The car is registered as a 1980 though it appears to be considered a 1978 by BMIHT (British Motor Industry Heritage Trust) and it does carry a December 1978 build date. It seems that getting the early TR8’s to hit the moving target of emissions regulations of the time was not very easy. It wasn’t until mid 1979 that the cars began to appear at dealerships to be sold as 1980 models. This seems to bear out in several databases that only list 1980/81 models for TR8’s.
The odometer read 125,834 when I purchased the car in 2005, as of May 1st, 2010 the odometer reads 163,589. I do use the car as a regular driver, year round, sun, snow or rain.

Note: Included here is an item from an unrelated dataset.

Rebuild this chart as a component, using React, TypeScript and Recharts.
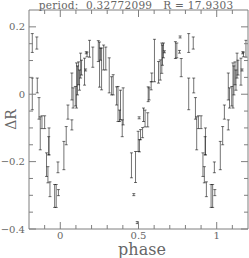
import React from "react";
import { ScatterChart, Scatter, XAxis, YAxis, ErrorBar } from "recharts";

// folded light curve (phase in [0,1), wrapped copies added below)
const phase = [
  0.023, 0.038, 0.049, 0.074, 0.074, 0.082, 0.096, 0.104, 0.11, 0.117, 0.123, 0.13,
  0.136, 0.155, 0.162, 0.166, 0.171, 0.187, 0.208, 0.243, 0.251, 0.257, 0.264, 0.277,
  0.291, 0.313, 0.328, 0.338, 0.36, 0.369, 0.379, 0.385, 0.396, 0.402, 0.455, 0.47,
  0.481, 0.492, 0.498, 0.504, 0.506, 0.513, 0.526, 0.532, 0.542, 0.559, 0.562, 0.568,
  0.581, 0.585, 0.602, 0.628, 0.639, 0.649, 0.653, 0.66, 0.666, 0.736, 0.745, 0.762,
  0.766, 0.773, 0.821, 0.821, 0.85, 0.853, 0.864, 0.872, 0.883, 0.9, 0.912, 0.921,
  0.926, 0.928, 0.934, 0.964, 0.974, 0.985, 0.988,
];
const deltaR = [
  -0.182, -0.123, -0.053, -0.091, 0.023, -0.011, -0.006, 0.026, 0.041, 0.062, 0.042, 0.085,
  0.079, 0.067, 0.072, 0.123, 0.118, 0.135, 0.11, 0.128, 0.088, 0.119, 0.075, 0.109,
  0.106, 0.056, 0.025, 0.028, -0.005, -0.029, -0.064, -0.032, -0.101, -0.036, -0.211, -0.298,
  -0.216, -0.381, -0.14, -0.07, -0.153, -0.12, -0.114, -0.061, -0.072, -0.076, 0.0, 0.001,
  0.025, 0.05, 0.1, 0.065, 0.072, 0.107, 0.116, 0.13, 0.126, 0.131, 0.13, 0.126,
  0.17, 0.079, 0.152, 0.001, 0.152, 0.026, -0.042, -0.116, -0.083, -0.083, -0.209, -0.239,
  -0.153, -0.14, -0.282, -0.302, -0.302, -0.217, -0.292,
];
const sigma = [
  0.042, 0.027, 0.021, 0.015, 0.04, 0.03, 0.029, 0.067, 0.043, 0.034, 0.03, 0.037,
  0.022, 0.04, 0.003, 0.003, 0.007, 0.025, 0.03, 0.031, 0.067, 0.018, 0.062, 0.037,
  0.034, 0.052, 0.027, 0.03, 0.027, 0.052, 0.017, 0.044, 0.025, 0.055, 0.037, 0.003,
  0.046, 0.003, 0.03, 0.003, 0.018, 0.015, 0.015, 0.02, 0.025, 0.021, 0.022, 0.018,
  0.012, 0.013, 0.063, 0.032, 0.03, 0.045, 0.03, 0.022, 0.003, 0.025, 0.022, 0.004,
  0.003, 0.027, 0.028, 0.047, 0.018, 0.022, 0.032, 0.049, 0.019, 0.019, 0.035, 0.024,
  0.027, 0.04, 0.022, 0.034, 0.034, 0.016, 0.009,
];

const xTicks = [-0.1, 0, 0.1, 0.2, 0.3, 0.4, 0.5, 0.6, 0.7, 0.8, 0.9, 1, 1.1];
const xLabelled = [0, 0.5, 1];
const yTicks = [-0.4, -0.35, -0.3, -0.25, -0.2, -0.15, -0.1, -0.05, 0, 0.05, 0.1, 0.15, 0.2];
const yLabelled = [-0.4, -0.2, 0, 0.2];

const title = "period:\u00a0\u00a00.32772099\u00a0\u00a0\u00a0R = 17.9303";

const AXIS = "#7f7f7f";
const TEXT = "#666";
const FONT = "'DejaVu Serif', serif";

// points outside [0,1) are plotted again one cycle over, as in the original
const points: { phase: number; dR: number; err: number }[] = [];
phase.forEach((p, i) => {
  const row = { dR: deltaR[i], err: sigma[i] };
  points.push({ phase: p, ...row });
  if (p < 0.2) points.push({ phase: p + 1, ...row });
  if (p >= 0.8) points.push({ phase: p - 1, ...row });
});

const isIn = (v: number, list: number[]) => list.some((t) => Math.abs(t - v) < 1e-6);
const fmt = (v: number) => (v < 0 ? `\u2212${Math.abs(v)}` : `${v}`);

const BottomTick = ({ x, y, payload }: any) => {
  const major = isIn(payload.value, xLabelled);
  return (
    <g>
      <line x1={x} x2={x} y1={y} y2={y - (major ? 7 : 4)} stroke={AXIS} />
      {major && (
        <text x={x} y={y + 10} textAnchor="middle" fontSize={10} fill={TEXT} fontFamily={FONT}>
          {fmt(payload.value)}
        </text>
      )}
    </g>
  );
};

const TopTick = ({ x, y, payload }: any) => (
  <line x1={x} x2={x} y1={y} y2={y + (isIn(payload.value, xLabelled) ? 7 : 4)} stroke={AXIS} />
);

const LeftTick = ({ x, y, payload }: any) => {
  const major = isIn(payload.value, yLabelled);
  return (
    <g>
      <line x1={x} x2={x + (major ? 7 : 4)} y1={y} y2={y} stroke={AXIS} />
      {major && (
        <text x={x - 4} y={y} dy="0.35em" textAnchor="end" fontSize={10} fill={TEXT} fontFamily={FONT}>
          {fmt(payload.value)}
        </text>
      )}
    </g>
  );
};

const RightTick = ({ x, y, payload }: any) => (
  <line x1={x} x2={x - (isIn(payload.value, yLabelled) ? 7 : 4)} y1={y} y2={y} stroke={AXIS} />
);

const Nothing = () => <g />;

const App = () => (
  <div style={{ position: "absolute", left: 0, top: 0, width: 249, height: 258, background: "#fff" }}>
    <ScatterChart width={249} height={258} margin={{ top: 9, right: 0, bottom: 0, left: 0 }}>
      <XAxis
        dataKey="phase"
        type="number"
        domain={[-0.2, 1.2]}
        allowDataOverflow
        ticks={xTicks}
        interval={0}
        height={29}
        tickSize={0}
        tickMargin={0}
        tickLine={false}
        axisLine={{ stroke: AXIS }}
        tick={<BottomTick />}
        label={{ value: "phase", position: "insideBottom", offset: 3, dx: 3.5, fontSize: 16, fill: TEXT, fontFamily: FONT }}
      />
      <XAxis
        xAxisId="top"
        dataKey="phase"
        orientation="top"
        type="number"
        domain={[-0.2, 1.2]}
        allowDataOverflow
        ticks={xTicks}
        interval={0}
        height={1}
        tickSize={0}
        tickMargin={0}
        tickLine={false}
        axisLine={{ stroke: AXIS }}
        tick={<TopTick />}
        label={{
          value: title,
          position: "top",
          offset: 0.5,
          dx: -2.5,
          fontSize: 10.5,
          letterSpacing: 0.3,
          fill: TEXT,
          fontFamily: FONT,
        }}
      />
      <YAxis
        dataKey="dR"
        type="number"
        domain={[-0.4, 0.25]}
        allowDataOverflow
        ticks={yTicks}
        interval={0}
        width={29}
        tickSize={0}
        tickMargin={0}
        tickLine={false}
        axisLine={{ stroke: AXIS }}
        tick={<LeftTick />}
        label={{ value: "\u0394R", angle: -90, position: "center", dx: -3.5, fontSize: 14, fill: TEXT, fontFamily: FONT }}
      />
      <YAxis
        yAxisId="right"
        dataKey="dR"
        orientation="right"
        type="number"
        domain={[-0.4, 0.25]}
        allowDataOverflow
        ticks={yTicks}
        interval={0}
        width={1}
        tickSize={0}
        tickMargin={0}
        tickLine={false}
        axisLine={{ stroke: AXIS }}
        tick={<RightTick />}
      />
      <Scatter data={points} dataKey="dR" shape={Nothing} isAnimationActive={false}>
        <ErrorBar
          dataKey="err"
          direction="y"
          width={1.5}
          stroke="#000"
          strokeOpacity={0.55}
          strokeWidth={1}
          isAnimationActive={false}
        />
      </Scatter>
      {/* keeps the mirror axes on top and right tied to the same data */}
      <Scatter
        data={points}
        dataKey="dR"
        xAxisId="top"
        yAxisId="right"
        shape={Nothing}
        isAnimationActive={false}
      />
    </ScatterChart>
  </div>
);

export default App;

The modifications have been minimal. I did address the shift linkage bushings and the worn suspension. I fitted stiffer springs front and rear. I also fitted new shocks, new suspension bushings and increased diameter sway bars. All of that, plus some new tires, and it really drove like a sports car. Other than those suspension modifications, everything else has been centered around maintaining the vehicle. Basic tune up stuff, removing some left over 1980’s electronics such as very old, intrusive and non-functioning alarm system and an old tape deck that had seen better days.

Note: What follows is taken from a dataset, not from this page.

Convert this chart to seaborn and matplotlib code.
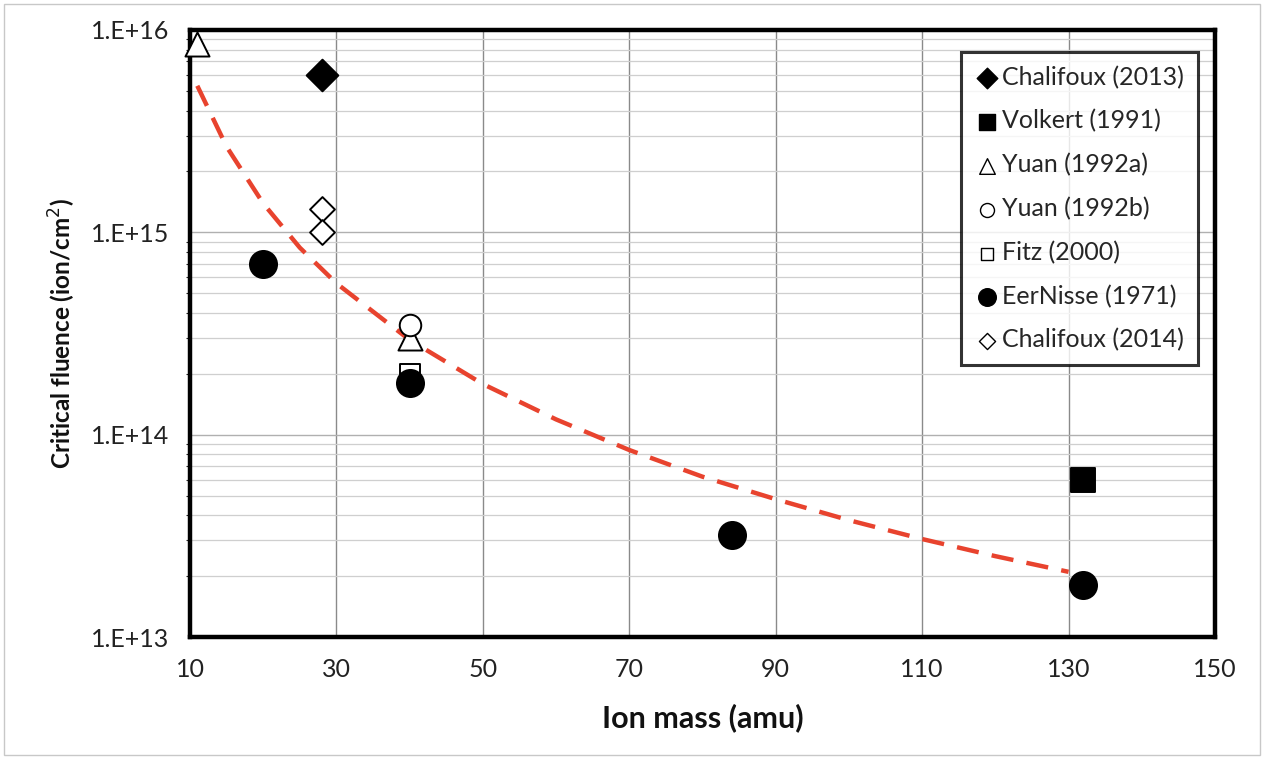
import matplotlib
matplotlib.use("Agg")
import matplotlib.pyplot as plt
import seaborn as sns
import pandas as pd
import numpy as np
from matplotlib.ticker import FixedLocator, LogLocator, NullFormatter

# ---- data ----
chal2013_x = [28]
chal2013_y = [6.0e15]
volkert_x = [132]
volkert_y = [6.0e13]
yuan_a_x = [11, 40]
yuan_a_y = [8.5e15, 3.0e14]
yuan_b_x = [40]
yuan_b_y = [3.5e14]
fitz_x = [40]
fitz_y = [2.0e14]
eernisse_x = [20, 40, 84, 132]
eernisse_y = [7.0e14, 1.8e14, 3.2e13, 1.8e13]
chal2014_x = [28, 28]
chal2014_y = [1.3e15, 1.0e15]

trend_x = [11, 15, 20, 25, 30, 40, 50, 60, 70, 80, 90, 100, 110, 120, 130]
trend_y = [5.3e15, 2.65e15, 1.39e15, 8.4e14, 5.6e14, 2.94e14, 1.78e14, 1.19e14,
           8.4e13, 6.2e13, 4.8e13, 3.78e13, 3.05e13, 2.51e13, 2.1e13]

x_ticks = [10, 30, 50, 70, 90, 110, 130, 150]
y_ticks = [1e13, 1e14, 1e15, 1e16]
y_tick_labels = ["1.E+13", "1.E+14", "1.E+15", "1.E+16"]

sns.set_theme(style="white")
plt.rcParams['font.family'] = ['Lato', 'DejaVu Sans']

fig = plt.figure(figsize=(12.64, 7.63), dpi=100)
ax = fig.add_axes([0.1503, 0.1651, 0.9612 - 0.1503, 0.9607 - 0.1651])

ax.set_yscale("log")
ax.set_xlim(10, 150)
ax.set_ylim(1e13, 1e16)

# grid
ax.yaxis.set_minor_locator(LogLocator(base=10, subs=np.arange(2, 10)))
ax.yaxis.set_minor_formatter(NullFormatter())
ax.grid(True, which="minor", axis="y", color="#cfcfcf", linewidth=0.9, zorder=0)
ax.grid(True, which="major", axis="y", color="#b0b0b0", linewidth=1.0, zorder=0)
ax.set_xticks(x_ticks)
ax.xaxis.set_minor_locator(FixedLocator([]))
for xv in x_ticks[1:-1]:
    ax.axvline(xv, color="#8a8a8a", linewidth=1.0, zorder=0.5)

# trend line
trend = pd.DataFrame({"x": trend_x, "y": trend_y})
sns.lineplot(data=trend, x="x", y="y", ax=ax, color="#e8432e", linewidth=3.2,
             linestyle=(0, (5, 3)), zorder=2, legend=False)

def plot_series(xs, ys, marker, face, size, label, lw=1.4):
    df = pd.DataFrame({"x": xs, "y": ys})
    sns.scatterplot(data=df, x="x", y="y", ax=ax, marker=marker, s=size,
                    facecolor=face, edgecolor="black", linewidth=lw,
                    label=label, zorder=3, clip_on=False)

plot_series(chal2013_x, chal2013_y, "D", "black", 260, "Chalifoux (2013)")
plot_series(volkert_x, volkert_y, "s", "black", 300, "Volkert (1991)")
plot_series(yuan_a_x, yuan_a_y, "^", "white", 300, "Yuan (1992a)")
plot_series(yuan_b_x, yuan_b_y, "o", "white", 240, "Yuan (1992b)")
plot_series(fitz_x, fitz_y, "s", "white", 200, "Fitz (2000)")
plot_series(eernisse_x, eernisse_y, "o", "black", 380, "EerNisse (1971)")
plot_series(chal2014_x, chal2014_y, "D", "white", 160, "Chalifoux (2014)")

# ticks & labels
ax.set_yticks(y_ticks)
ax.set_yticklabels(y_tick_labels)
ax.set_xticklabels([str(v) for v in x_ticks])
ax.tick_params(axis="both", which="major", labelsize=18, colors="#222222",
               length=5, width=1, direction="out")
ax.tick_params(axis="x", which="major", length=0, pad=15)
ax.tick_params(axis="y", which="major", pad=10)
ax.tick_params(axis="y", which="minor", length=3, width=0.8, left=True)
ax.set_xlabel("Ion mass (amu)", fontsize=22, fontweight="bold", labelpad=16, color="#111111")
ax.set_ylabel("Critical fluence (ion/cm$^2$)", fontsize=17.5, fontweight="bold",
              color="#111111")
ax.yaxis.set_label_coords(-0.109, 0.5)

for sp in ax.spines.values():
    sp.set_visible(True)
    sp.set_color("black")
    sp.set_linewidth(3.2)

leg = ax.legend(loc="upper right", bbox_to_anchor=(0.983, 0.964), fontsize=18,
                frameon=True, fancybox=False, edgecolor="black", borderaxespad=0.0,
                handletextpad=0.1, labelspacing=0.82, borderpad=0.55,
                handlelength=1.0, markerscale=0.65)
leg.get_frame().set_linewidth(2.2)
for h in leg.legend_handles:
    h.set_linewidth(1.0)

# faint page border
fig.patches.append(plt.Rectangle((0.003, 0.01), 0.994, 0.985, transform=fig.transFigure,
                                 fill=False, edgecolor="#c8c8c8", linewidth=1.0))

fig.savefig("out.png", dpi=100)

If you have looked at the photos, you might also notice that this car has a sliding glass sunroof. Triumph introduced this sliding glass roof in the Spring of 1976. The first mention if it was in a TSOA (Triumph Sports Owners Association) newsletter, which at the time was factory publication. It was first introduced in the North Central Sales Region but was most notably used in a special edition TR7 marketed in the South Eastern Sales Region known as the “Southern Skies TR7”. The interesting part of my car having a sliding glass roof is that it appears it may be the only TR8 FHC to have been fitted with one. There is an unofficial registrar of TR8 coupes that has close to 200 accounted for. Mine is the only one on the list to have such a sunroof. There are still cars unaccounted for so it is by no means a certainty that my TR8 is the only one with a sliding glass roof. If you come across one, please pass along the information to me.
Living in Colorado I have plenty of opprotunity to exercise this car at high altitude. In one hour I can be crossing a 10,000+ foot moutain pass. In two hours I can be crossing Trail Ridge Road in Rocky Mountain National Park, a road that reaches 12,184 feet in altitude. In three hours I can be parked at the Mt. Evans parking lot at 14,134 feet. Trips to 7,000-9,000 feet in altitude are easy and frequent. So far, the TR8 soaks up these trips without question or complaint. The smooth and easy torque of the Rover V8 combined with the 5-speed transmission makes for a pleasant drive for both low and high speed cruising. It is very easy to spend the whole day driving, especially through the mountains and canyons of Colorado.